Whataboutery will not silence journalism

The media will never stop playing its adversarial role

Published - December 24, 2018 12:15 am IST

Some readers have suggested that this column should only focus on The Hindu ’s acts of commission and omission, and not on issues relating to freedom of expression, press freedom, and constitutional guarantees. If this suggestion is considered seriously, this weekly column would read like a compendium of corrections and clarifications. The Readers’ Editor is not a supra-subeditor. He or she provides the context in which the credible news media works, is an effective interlocutor between the newspaper and its readers, and offers a visible forum for accountability.

Defending two icons

Is it possible to talk about the virtues of the independent news media when we cannot talk about shrinking spaces? Being a journalist is a choice and not a compulsion. Fired by the spirit of public engagement, people opt to become journalists. People are in the public sphere because of a combination of factors. How do we explain the tragedy where we are forced to defend the rights of two great icons of modern India, Amartya Sen and Naseeruddin Shah, to express legitimate concerns about the country? For at least two generations of Indians, Professor Sen and Mr. Shah have represented the best of Indian democracy: they are fearlessly interrogative, argue, debate, dissent, and speak truth to power.

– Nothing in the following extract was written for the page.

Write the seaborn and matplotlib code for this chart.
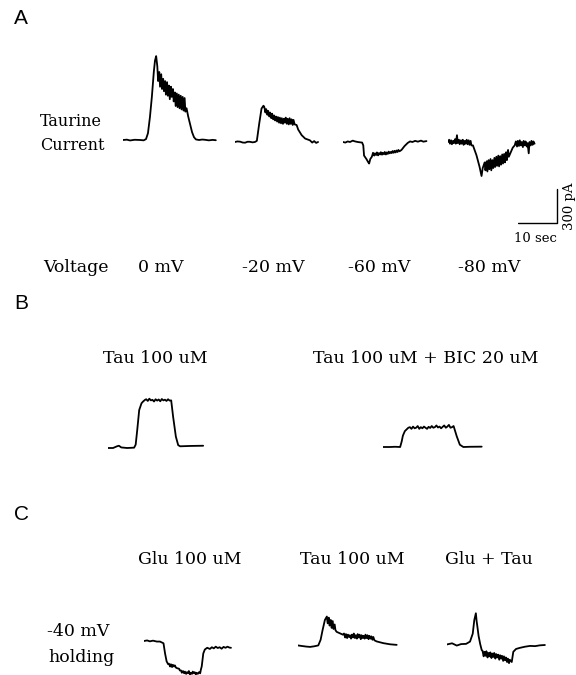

My own journey from being a science student to a reporter was shaped by Mr. Shah’s art. His brilliant performances in Ketan Mehta’s Bhavni Bhavai (1980), Kundan Shah’s Jaane Bhi Do Yaaro (1983), and Shyam Benegal’s Mandi (1983) sensitised me to the cruel realities of this country. His easy articulation of complex issues, sharp wit, role in theatre, and support for cinema not only enriched the art but brought creative minds across genres together. It is sad that BJP Yuva Morcha members prevented him from inaugurating the Ajmer Literature Festival. What is more worrying is that many who are spewing venom on the actor have no clue about his contributions; they are simply buying into the bigotry on social media and castigating him. It is chilling to read what this Padma Bhushan award winner told this newspaper: “The vicious jingoism masquerading as love for the country has reached truly scary proportions and so has the constant whataboutery in response to almost everything.”

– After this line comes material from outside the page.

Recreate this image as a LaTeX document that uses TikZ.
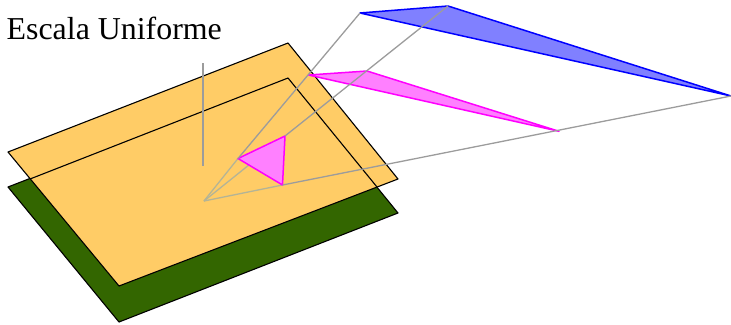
\documentclass[tikz,border=0pt]{standalone}
\usepackage{fontspec}
\setmainfont{Liberation Serif}
\definecolor{plano}{HTML}{FFCC66}
\definecolor{verde}{HTML}{336600}
\definecolor{mag}{HTML}{FF00FF}
\definecolor{magf}{HTML}{FF80FF}
\definecolor{azul}{HTML}{0000FF}
\definecolor{azulf}{HTML}{8080FF}
\definecolor{rayo}{HTML}{9C9C9C}
\definecolor{rayoc}{HTML}{B4B496}
\tikzset{
  planeedge/.style={draw=black,line width=1.1bp,line join=round},
  ray/.style={draw=rayo,line width=1.3bp},
  rayin/.style={draw=rayoc,line width=1.3bp},
  tri/.style={line width=1.5bp,line join=round},
}
\begin{document}
\begin{tikzpicture}[x=1bp,y=-1bp]
\useasboundingbox (0,0) rectangle (731,324);
% green plane
\coordinate (g1) at (8,187);
\coordinate (g2) at (288,78);
\coordinate (g3) at (398,213);
\coordinate (g4) at (119,322);
% orange plane
\coordinate (o1) at (8,152);
\coordinate (o2) at (288,43);
\coordinate (o3) at (398,179);
\coordinate (o4) at (119,286);
% where the orange plane's edges cross the outline of the green one
\coordinate (c1) at (30,179);
\coordinate (c2) at (377,187);
% projection
\coordinate (O) at (204,201);
\coordinate (up) at (203,63);
\coordinate (upb) at (203,166);
\coordinate (a) at (238,158.5);
\coordinate (b) at (285,136);
\coordinate (c) at (282.5,185);
\coordinate (m1) at (308.5,75);
\coordinate (m2) at (367,71);
\coordinate (m3) at (559,131.3);
\coordinate (z1) at (360,13);
\coordinate (z2) at (448,6);
\coordinate (z3) at (731,96);
\path[planeedge,fill=verde] (g1)--(g2)--(g3)--(g4)--cycle;
\path[planeedge,fill=plano] (o1)--(o2)--(o3)--(o4)--cycle;
\draw[planeedge] (c1)--(g2)--(c2);
\draw[ray] (up)--(upb);
\draw[rayin] (O)--(a);
\draw[rayin] (O)--(b);
\draw[rayin] (O)--(c);
\draw[tri,draw=azul,fill=azulf] (z1)--(z2)--(z3)--cycle;
\draw[tri,draw=mag,fill=magf] (m1)--(m2)--(m3)--cycle;
\draw[tri,draw=mag,fill=magf] (a)--(b)--(c)--cycle;
\draw[ray] (a)--(z1);
\draw[ray] (b)--(z2);
\draw[ray] (c)--(z3);
\node[anchor=base west,inner sep=0pt,font=\fontsize{32}{36}\selectfont] (titulo) at (6.5,39.5) {Escala Uniforme};
\end{tikzpicture}
\end{document}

In the case of Noble Prize-winning economist Amartya Sen, it was another eminent economist, Kaushik Basu, who defended him in a public column against a social media attack. “What has been a shocking experience in the last three or four years is the amount of trolling attacks unleashed on Sen whenever he is cited in popular writings; these come almost entirely from India. The attacks do not have any substance. Clearly, those crafting the attacks, if crafting is the word, do not have the capacity for serious debate. So what they unleash is merely a volley of completely fact-free name calling,” he wrote.

As a journalist, I value what Professor Sen said about the need for an unrestrained and healthy media. He wrote in The Idea of Justice : “The absence of a free media and the suppression of people’s ability to communicate with each other have the effect of directly reducing the quality of human life, even if the authoritarian country that imposes such suppressions happens to be very rich in terms of gross national product.” Professor Sen has argued that the media is important not only for democracy but for the pursuit of justice in general. He said: “‘Discussionless justice’ can be an incarcerating idea.”

Function of a newspaper

The fact that we need to defend the rights of such scholars and artists raises questions about how we are going to do our journalism. The controversy over what Mr. Shah said broke around the same time that the Ministry of Home Affairs issued an order authorising 10 Central agencies to intercept, monitor, and decrypt “any information generated, transmitted, received or stored in any computer.” Yet another round of whataboutery has started filling cyberspace, with people saying that such a ruling existed even earlier, so why talk about it now. This suggests that newspapers should stop their critical adversarial function. If newspapers become silent, will they still be called newspapers?